Most importantly though, I read the first one in Macedonia in the weeks prior to crossing the border into Kosovo in 1999. They were nervy weeks and really the first time I had faced true military uncertainty (much more than South Armagh or Londonderry). But I can genuinely say that Flashman's expeditions and escapades inspired me and gave me a strange confidence that I would come through. I used to listen to Fat Boy Slim (Right here, right now) while I read. The first story is set in Kabul and the music just fits like a glove. I am playing it now and it all comes flooding back.

Two years later, I actually queued up in Edinburgh to have the latest Flashman (and the Tiger) signed by the author. I told him we were brother officers and where I first read his books. The inscription reads, "to a fellow Gordon Highlander. Ninety-twa', nae deid yet!"

5. The Rise of Political Lying, by Peter Oborne.

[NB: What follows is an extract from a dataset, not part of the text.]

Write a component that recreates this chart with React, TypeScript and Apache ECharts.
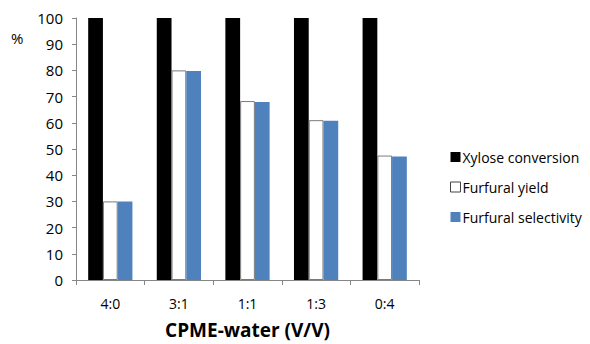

Bit of a fib this one actually. This is the book my good friend Tom researched and it is the book I would most like to read. Tom, who as I said at the beginning "tagged" me into this humiliation, promised to give me a copy for my birthday. I was so looking forward to it but it would be rude to raise it or remind him. I just couldn't. What on earth would I say? I just really want to read it.

Revenge is sweet!

2 comments:

Tom Greeves said...

It's on its way!

Anonymous said...

As I have been named and shamed, I can give you the titles of the last book Richard bought - Essential Militaria - I'm not sure why Richard thought of me: perhaps he saw my management style reflected in some of the book's headings - "Ten of the bloodiest battles". He did buy me another book too - "Grumpy old men". This was a particularly poignant gift as when I read bits, it is like having Richard ranting at me again about meetings, beggars and pickets.

As for the next book Richard will read, well that has to be Allan Mallinson's "A call to arms" which I lent him many moons ago. He did warn me that his book consumption was on a par with David Beckham's (albeit with fewer pictures), but really.